WASHINGTON – It's a scene that scientists say is all too common: A commercial fishing boat pulls in a net full of shrimp or tuna and finds a loggerhead sea turtle mixed in with the catch.This is not a good news story on which to start your day!
Biologists like Matthew Godfrey say one or two such takings can happen every day among fishing fleets off the Southeast coast. Those numbers can add up to thousands annually for a turtle species that has traveled the oceans for 200 million years but now faces a growing array of threats.
Godfrey is among the authors of the latest federal report on loggerheads that says most groups of the ancient reptile are at risk of extinction — in large part due to increased commercial fishing.

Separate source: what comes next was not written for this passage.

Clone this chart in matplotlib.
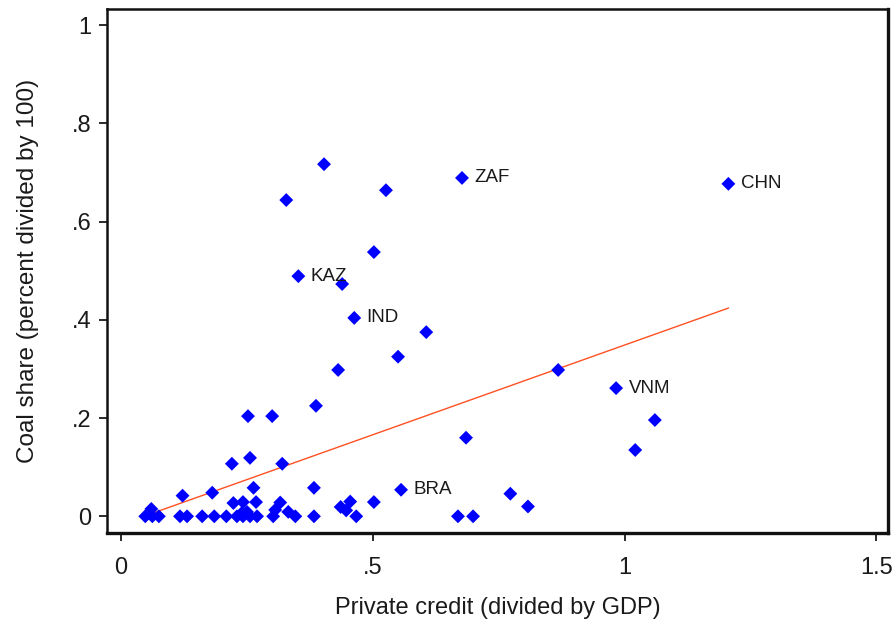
import numpy as np
import matplotlib
matplotlib.use("Agg")
import matplotlib.pyplot as plt

plt.rcParams["font.family"] = ["Liberation Sans", "DejaVu Sans"]

# private credit / GDP and coal share for each country
credit = [1.206, 0.677, 0.403, 0.328, 0.526, 0.502, 0.352, 0.439, 0.463, 0.606,
          0.550, 0.431, 0.868, 0.983, 1.060, 1.021, 0.685, 0.387, 0.252, 0.300,
          0.220, 0.256, 0.320, 0.556, 0.773, 0.808,
          0.122, 0.181, 0.263, 0.383, 0.060, 0.223, 0.242, 0.268, 0.316, 0.306,
          0.332, 0.436, 0.455, 0.447, 0.502, 0.250, 0.240,
          0.048, 0.062, 0.075, 0.117, 0.131, 0.161, 0.185, 0.209, 0.230, 0.242,
          0.256, 0.270, 0.302, 0.346, 0.383, 0.467, 0.669, 0.699]
coal = [0.677, 0.689, 0.717, 0.644, 0.664, 0.538, 0.489, 0.473, 0.404, 0.375,
        0.325, 0.298, 0.298, 0.261, 0.196, 0.135, 0.160, 0.225, 0.204, 0.204,
        0.107, 0.119, 0.107, 0.054, 0.046, 0.020,
        0.042, 0.048, 0.058, 0.058, 0.015, 0.027, 0.029, 0.029, 0.028, 0.013,
        0.009, 0.019, 0.030, 0.012, 0.029, 0.009, 0.007,
        0.0, 0.0, 0.0, 0.0, 0.0, 0.0, 0.0, 0.0, 0.0, 0.0,
        0.0, 0.0, 0.0, 0.0, 0.0, 0.0, 0.0, 0.0]

# labelled countries
lbl_names = ["CHN", "ZAF", "KAZ", "IND", "VNM", "BRA"]
lbl_x = [1.206, 0.677, 0.352, 0.463, 0.983, 0.556]
lbl_y = [0.677, 0.689, 0.489, 0.404, 0.261, 0.054]

# linear fit line end points
fit_x = [0.048, 1.206]
fit_y = [0.001, 0.424]

txt = "#1a1a1a"

fig = plt.figure(figsize=(8.94, 6.24), dpi=100)
ax = fig.add_axes([107 / 894, 1 - 533 / 624, (888 - 107) / 894, (533 - 9) / 624])

ax.scatter(credit, coal, marker="D", s=50, color="#0000ff", edgecolors="none", zorder=3)
ax.plot(fit_x, fit_y, color="#ff5022", linewidth=1.0, zorder=2)

for name, x, y in zip(lbl_names, lbl_x, lbl_y):
    ax.annotate(name, (x, y), xytext=(9, 0), textcoords="offset points",
                va="center", ha="left", fontsize=13.5, color=txt)

ax.set_xlim(-0.028, 1.523)
ax.set_ylim(-0.034, 1.033)
ax.set_xticks([0, 0.5, 1, 1.5])
ax.set_xticklabels(["0", ".5", "1", "1.5"])
ax.set_yticks([0, 0.2, 0.4, 0.6, 0.8, 1])
ax.set_yticklabels(["0", ".2", ".4", ".6", ".8", "1"])
ax.tick_params(axis="both", direction="out", length=6, width=1.3, labelsize=17,
               colors=txt)
ax.tick_params(axis="x", pad=11)
ax.tick_params(axis="y", pad=5)

for s in ax.spines.values():
    s.set_linewidth(1.8)
    s.set_color("#111111")
ax.spines["bottom"].set_linewidth(2.4)
ax.spines["right"].set_linewidth(2.4)

ax.set_xlabel("Private credit (divided by GDP)", fontsize=17, color=txt)
ax.set_ylabel("Coal share (percent divided by 100)", fontsize=17.5, color=txt)
ax.xaxis.set_label_coords(0.5, -0.122)
ax.yaxis.set_label_coords(-0.087, 0.5)

fig.savefig("out.png", dpi=100)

Although I have not seen the report, the fact that state resource agencies, including highly political Florida Fish and Wildlife Conservation Commission, contributed authors to it, attests to the seriousness of the issue. I know that a year ago there was great concern expressed for Loggerhead Sea Turtles along Florida's west coast because no matter what was being tried the number of nests just kept declining. Now we have these results that can be used to guide future management of the species.
Dividing the Loggerhead population into nine populations makes a lot of sense biologically. Its akin to what was done with some of the salmon on the Pacific coast of the United States and Canada. It creates confusion for the public because activities are restricted in one place and allowed in others (for instance).
However when you are dealing with a creature that has been around for 200 million years the last thing that should be guiding decisions is how a few humans are affected or displaced.
Just look out the window along any part of the coast here in Florida and its quickly obvious to most who won the war - and it wasn't the sea turtles.